• Data:
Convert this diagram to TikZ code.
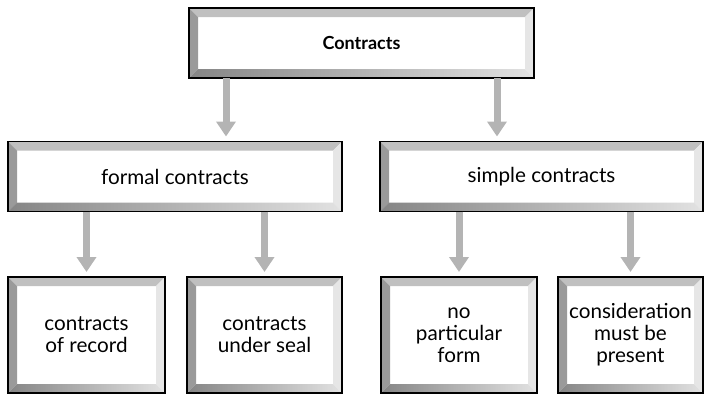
\documentclass[tikz,border=0pt]{standalone}
\usepackage{fontspec}
\setmainfont{Lato}
\usetikzlibrary{arrows.meta}
\definecolor{bevtop}{HTML}{C0C0C0}
\definecolor{bevleft}{HTML}{9A9A9A}
\definecolor{bevright}{HTML}{E6E6E6}
\definecolor{bevdark}{HTML}{858585}
\definecolor{bevlight}{HTML}{E2E2E2}
\definecolor{arrowgray}{HTML}{B4B4B4}
\newcommand{\bevw}{6.75pt}

\begin{document}
\begin{tikzpicture}[x=0.75pt,y=-0.75pt,
  box/.style={draw=black,line width=0.8pt,fill=white,inner sep=0pt,outer sep=0pt,
    align=center,font=\fontsize{15.5}{16.5}\selectfont,
    path picture={
      \fill[bevtop] (path picture bounding box.north west) -- (path picture bounding box.north east)
        -- ++(-\bevw,-\bevw) -- ([shift={(\bevw,-\bevw)}]path picture bounding box.north west) -- cycle;
      \fill[bevleft] (path picture bounding box.north west) -- ++(\bevw,-\bevw)
        -- ([shift={(\bevw,\bevw)}]path picture bounding box.south west) -- (path picture bounding box.south west) -- cycle;
      \fill[bevright] (path picture bounding box.north east) -- ++(-\bevw,-\bevw)
        -- ([shift={(-\bevw,\bevw)}]path picture bounding box.south east) -- (path picture bounding box.south east) -- cycle;
      \shade[left color=bevdark,right color=bevlight] (path picture bounding box.south west) -- ++(\bevw,\bevw)
        -- ([shift={(-\bevw,\bevw)}]path picture bounding box.south east) -- (path picture bounding box.south east) -- cycle;
    }},
  link/.style={draw=arrowgray,line width=5.25pt,-{Triangle[width=14.25pt,length=11.25pt]},shorten >=3.75pt}
]
\useasboundingbox (0,0) rectangle (704,394);

% boxes
\node[box,minimum width=258.75pt,minimum height=52.5pt,font=\fontsize{13.5}{16}\selectfont\bfseries] (contracts) at (361.5,43) {Contracts};
\node[box,minimum width=250.5pt,minimum height=52.5pt] (formal) at (175,176.5) {formal contracts};
\node[box,minimum width=242.25pt,minimum height=52.5pt] (simple) at (541.5,176.5) {simple contracts};
\node[box,minimum width=117.75pt,minimum height=87pt] (record) at (86.5,335) {contracts\\of record};
\node[box,minimum width=116.25pt,minimum height=87pt] (seal) at (264.5,335) {contracts\\under seal};
\node[box,minimum width=117pt,minimum height=87pt] (noform) at (459,335) {no\\particular\\form};
\node[box,minimum width=108.75pt,minimum height=87pt] (consid) at (630.5,335) {consideration\\must be\\present};

% arrows
\draw[link] ([xshift=27.75pt]contracts.south west) -- ([xshift=27.75pt]contracts.south west |- formal.north);
\draw[link] ([xshift=-27.75pt]contracts.south east) -- ([xshift=-27.75pt]contracts.south east |- simple.north);
\draw[link] (formal.south -| record.north) -- (record.north);
\draw[link] (formal.south -| seal.north) -- (seal.north);
\draw[link] (simple.south -| noform.north) -- (noform.north);
\draw[link] (simple.south -| consid.north) -- (consid.north);
\end{tikzpicture}
\end{document}
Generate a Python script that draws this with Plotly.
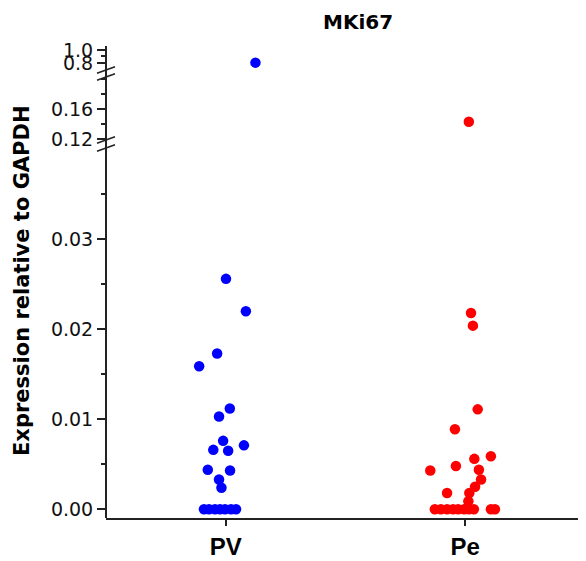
import plotly.graph_objects as go

# ---------------- data ----------------
categories = ["PV", "Pe"]
pv_values = [0.805, 0.0256, 0.0220, 0.0173, 0.0159, 0.0112, 0.0103, 0.0076, 0.0066,
             0.0065, 0.0071, 0.0044, 0.0043, 0.0033, 0.0024,
             0, 0, 0, 0, 0, 0, 0]
pv_jitter = [0.124, 0.001, 0.084, -0.036, -0.111, 0.017, -0.028, -0.011, -0.052,
             0.010, 0.076, -0.075, 0.018, -0.028, -0.018,
             -0.091, -0.070, -0.045, -0.024, -0.003, 0.022, 0.043]
pe_values = [0.143, 0.0218, 0.0204, 0.0111, 0.0089, 0.0059, 0.0056, 0.0048, 0.0043,
             0.0044, 0.0033, 0.0025, 0.0018, 0.0018, 0.0009,
             0, 0, 0, 0, 0, 0, 0, 0, 0, 0]
pe_jitter = [0.015, 0.024, 0.032, 0.052, -0.043, 0.107, 0.038, -0.039, -0.146,
             0.057, 0.066, 0.041, -0.076, 0.017, 0.013,
             -0.127, -0.102, -0.076, -0.051, -0.030, -0.005, 0.015, 0.036, 0.107, 0.124]
y_ticks_low = [0.00, 0.01, 0.02, 0.03]
y_ticks_mid = [0.12, 0.16]
y_ticks_top = [0.8, 1.0]
groups = [(pv_values, pv_jitter, "#0000FF"), (pe_values, pe_jitter, "#FF0000")]

# page has 8px body margin: figure coordinates = page coordinates - 8
OFF = 8
W, H = 578, 553
L, R, T, B = 106 - OFF, 1, 46 - OFF, 553 - (518 - OFF)
ph = H - T - B
pw = W - L - R


def py(ypx):  # page y pixel -> paper fraction
    return (H - B - (ypx - OFF)) / ph


def px(xpx):  # page x pixel -> paper fraction
    return (xpx - OFF - L) / pw


# broken axis segments: (axis, lower, upper, range, domain)
segments = [
    ("y", -1.0, 0.05, [-0.00097, 0.04014], [0, py(148)]),
    ("y2", 0.05, 0.5, [0.11867, 0.2027], [py(140), py(77)]),
    ("y3", 0.5, 2.0, [0.692, 1.0615], [py(70), 1]),
]

fig = go.Figure()
for gi, (vals, jit, col) in enumerate(groups):
    for ax, lo, hi, rng, dom in segments:
        xs = [gi + j for v, j in zip(vals, jit) if lo <= v < hi]
        ys = [v for v in vals if lo <= v < hi]
        if not ys:
            continue
        fig.add_trace(go.Scatter(x=xs, y=ys, mode="markers", yaxis=ax, xaxis="x",
                                 marker=dict(color=col, size=10.5, line=dict(width=0)),
                                 showlegend=False, cliponaxis=False, hoverinfo="skip"))

tickfont = dict(family="DejaVu Sans", size=19, color="#111")
axcol = "#222"
common = dict(showgrid=False, zeroline=False, showline=False, ticks="outside",
              ticklen=8, tickwidth=1.5, tickcolor=axcol, tickfont=tickfont,
              anchor="x", automargin=False, tickmode="array")
minor_common = dict(ticks="outside", ticklen=4, tickcolor=axcol, tickwidth=1.5)

fig.update_layout(
    width=W, height=H, margin=dict(l=L, r=R, t=T, b=B, autoexpand=False),
    plot_bgcolor="white", paper_bgcolor="white",
    xaxis=dict(range=[-0.5, 1.5], tickmode="array", tickvals=[0, 1],
               ticktext=[f"<b>{c}</b>" for c in categories],
               showgrid=False, zeroline=False, showline=True, linecolor=axcol, linewidth=2,
               ticks="outside", ticklen=6, tickwidth=1.5, tickcolor=axcol,
               tickfont=dict(family="Liberation Sans", size=24, color="#000"),
               domain=[0, 1], automargin=False),
    yaxis=dict(domain=segments[0][4], range=segments[0][3], tickvals=y_ticks_low,
               tickformat=".2f", minor=dict(tickvals=[0.005, 0.015, 0.025, 0.035], **minor_common),
               **common),
    yaxis2=dict(domain=segments[1][4], range=segments[1][3], tickvals=y_ticks_mid,
                tickformat=".2f", minor=dict(tickvals=[0.14, 0.18, 0.20], **minor_common),
                **common),
    yaxis3=dict(domain=segments[2][4], range=segments[2][3], tickvals=y_ticks_top,
                tickformat=".1f", minor=dict(tickvals=[0.9], **minor_common),
                **common),
)

# continuous y-axis line
fig.add_shape(type="line", xref="paper", yref="paper", x0=0, x1=0, y0=0, y1=1,
              line=dict(color=axcol, width=2))
# break marks
for yc in (140, 148, 70, 77):
    fig.add_shape(type="line", xref="paper", yref="paper",
                  x0=px(106 - 9), x1=px(106 + 9), y0=py(yc + 3.3), y1=py(yc - 3.3),
                  line=dict(color=axcol, width=1.5))

fig.add_annotation(text="<b>MKi67</b>", xref="paper", yref="paper", x=px(358), y=py(OFF),
                   showarrow=False, xanchor="center", yanchor="top",
                   font=dict(family="DejaVu Sans", size=20, color="#000"))
fig.add_annotation(text="<b>Expression relative to GAPDH</b>", xref="paper", yref="paper",
                   x=px(OFF), y=py(281), textangle=-90, showarrow=False,
                   xanchor="left", yanchor="middle",
                   font=dict(family="DejaVu Sans", size=21, color="#000"))

fig.write_html("out.html")
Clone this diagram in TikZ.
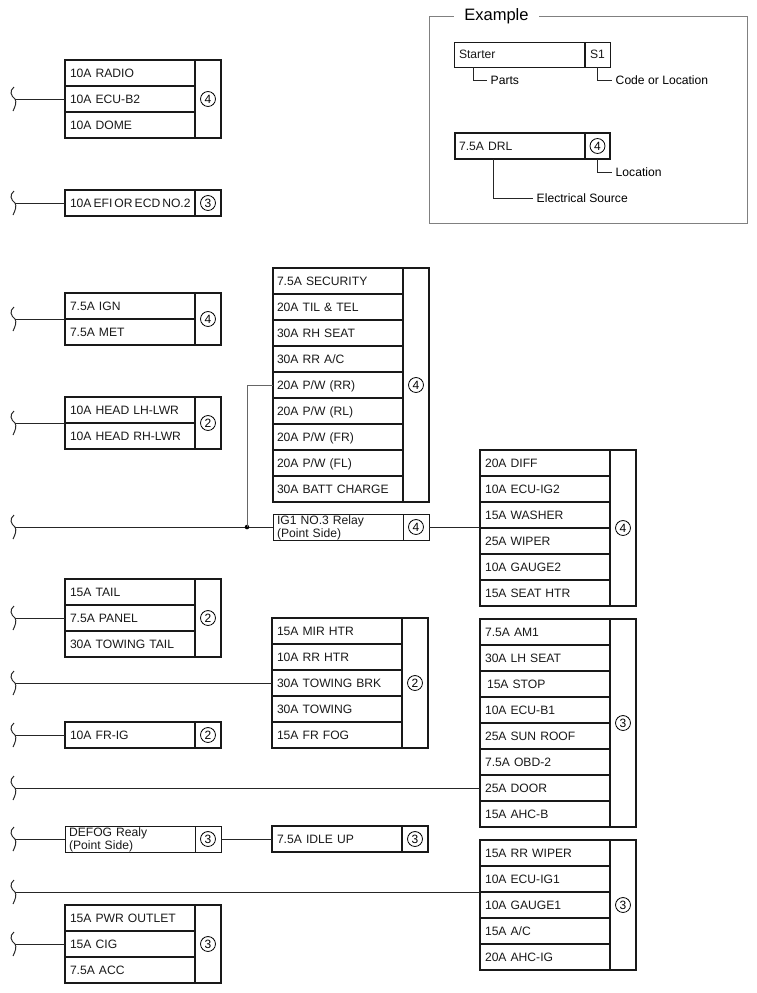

• Written task: Transcribe exactly, please, the lines between the start of the records above and the line holding "(0,0) rectangle (704,394);", counting both of those lines and omitting pictures.

• Result of this task:
Convert this diagram to TikZ code.
\documentclass[tikz,border=0pt]{standalone}
\usepackage{fontspec}
\setmainfont{Lato}
\usetikzlibrary{arrows.meta}
\definecolor{bevtop}{HTML}{C0C0C0}
\definecolor{bevleft}{HTML}{9A9A9A}
\definecolor{bevright}{HTML}{E6E6E6}
\definecolor{bevdark}{HTML}{858585}
\definecolor{bevlight}{HTML}{E2E2E2}
\definecolor{arrowgray}{HTML}{B4B4B4}
\newcommand{\bevw}{6.75pt}

\begin{document}
\begin{tikzpicture}[x=0.75pt,y=-0.75pt,
  box/.style={draw=black,line width=0.8pt,fill=white,inner sep=0pt,outer sep=0pt,
    align=center,font=\fontsize{15.5}{16.5}\selectfont,
    path picture={
      \fill[bevtop] (path picture bounding box.north west) -- (path picture bounding box.north east)
        -- ++(-\bevw,-\bevw) -- ([shift={(\bevw,-\bevw)}]path picture bounding box.north west) -- cycle;
      \fill[bevleft] (path picture bounding box.north west) -- ++(\bevw,-\bevw)
        -- ([shift={(\bevw,\bevw)}]path picture bounding box.south west) -- (path picture bounding box.south west) -- cycle;
      \fill[bevright] (path picture bounding box.north east) -- ++(-\bevw,-\bevw)
        -- ([shift={(-\bevw,\bevw)}]path picture bounding box.south east) -- (path picture bounding box.south east) -- cycle;
      \shade[left color=bevdark,right color=bevlight] (path picture bounding box.south west) -- ++(\bevw,\bevw)
        -- ([shift={(-\bevw,\bevw)}]path picture bounding box.south east) -- (path picture bounding box.south east) -- cycle;
    }},
  link/.style={draw=arrowgray,line width=5.25pt,-{Triangle[width=14.25pt,length=11.25pt]},shorten >=3.75pt}
]
\useasboundingbox (0,0) rectangle (704,394);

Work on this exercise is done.